Jessica Westling Miller, Foster Parent
When Jessica’s youngest daughter, Millie, entered care at age two, she came with only the clothes on her back. Before Millie even arrived at her new home, her caseworker took her to the Closet. There, she not only received new outfits but also a small stuffed dog — a simple comfort item that, seven years later, is still a treasured possession, a tangible piece of her story that is wholly hers.

Photo caption: The stuffed dog given to a child by the Foster Care Closet, still adored six years later. Photo credit: Rebecca Marie Photography
The support often went beyond small comforts. For another newborn placement, the Closet provided a brand-new stroller — not a flimsy, cheap model, but a high-quality one that could accommodate an infant car seat. “You’re able to get that for free,” Jessica says, the relief still evident in her voice. “And it made a big difference.” It was another example of the Closet stepping in to carry the financial weight so that she could focus on carrying the child.
The woman who understood this need most profoundly is Leigh Esau. She had lived it.
Watch this inspiring video of Leigh and Jacie.
“I spent the first seven years of my life in foster care,” says Leigh, the founder of the Foster Care Closet. Later, as a foster parent herself for 13 years, she was struck by a startling reality. “There was no difference in how kids today are entering our foster care system than when I entered. 30 years, nothing had changed.”
What started in her basement in 2006 as a way to help foster parents has since evolved into a statewide organization with a singular, child-focused mission: to restore dignity.

Photo Caption: Twice a year, Foster Care Closet gives each youth five seasonally appropriate outfits, shoes, pajamas, and a coat. Photo credit: Rebecca Marie Photography
“In the foster care world, one of the first things kids lose is their voice,” Leigh says. “All decisions are made for them. By being able to pick out their own clothing, it gives them a space where they get their voice back.”
“In the foster care world, one of the first things kids lose is their voice. All decisions are made for them. By being able to pick out their own clothing, it gives them a space where they get their voice back.”
Leigh Esau, Foster Care Closet Founder
Jessica’s 14-year-old daughter, Jacie, understands this better than anyone. Adopted as a baby, she has grown up with the stability her birth mother couldn’t provide, but she has a deep empathy for kids still navigating the system and articulates a truth that is often overlooked.

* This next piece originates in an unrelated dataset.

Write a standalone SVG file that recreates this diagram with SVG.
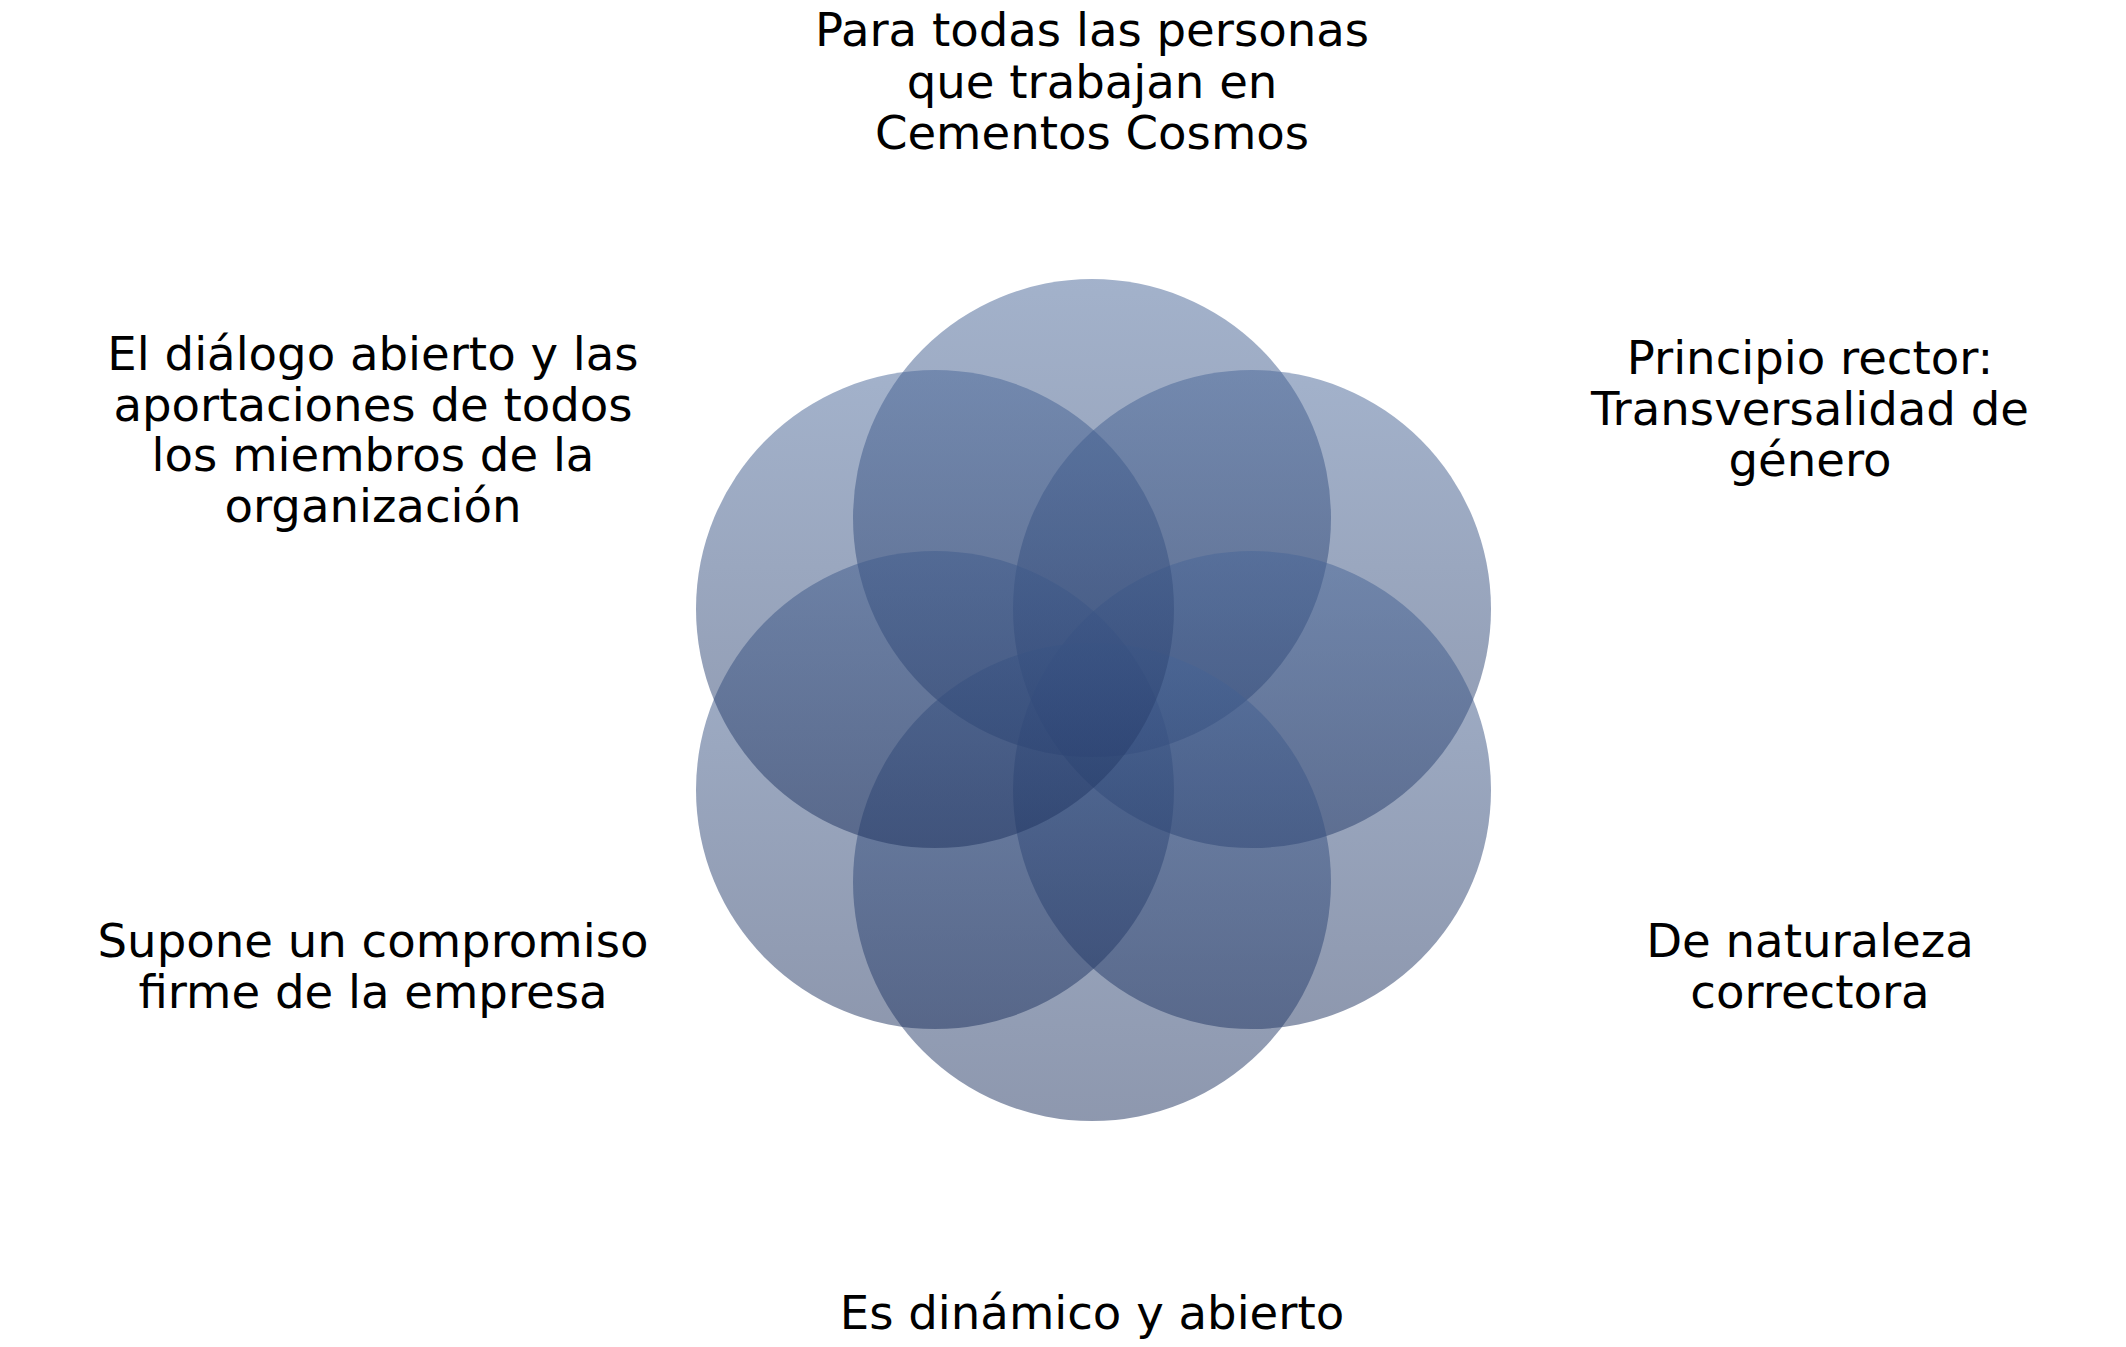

Photo caption: Former foster care 14-year old Jacie shops with her adoptive mom, Jessica. Photo credit: Rebecca Marie Photography.
“Having brand new clothes is really important, because you’re kind of making your own legacy in it,” Jacie says. “It’s not somebody else who’s been in it. It’s you, and only you. It gives you pride because you chose it, and it belongs to you. Some kids don’t know what that feels like.”
“Having brand new clothes is really important, because you’re kind of making your own legacy in it… It gives you pride because you chose it, and it belongs to you.”
Jacie, Former Foster Care Youth
To give children that feeling of pride, the Foster Care Closet gives youth across the state the opportunity to shop their mobile closet twice a year. Staff and volunteers load up their truck and trailer to bring racks of new items to rural areas like Scottsbluff and North Platte. Foster families shop for free in churches and gyms at the Closet’s pop-up shops where youth pick out five new outfits, shoes, a coat, and a week’s worth of new socks and underwear.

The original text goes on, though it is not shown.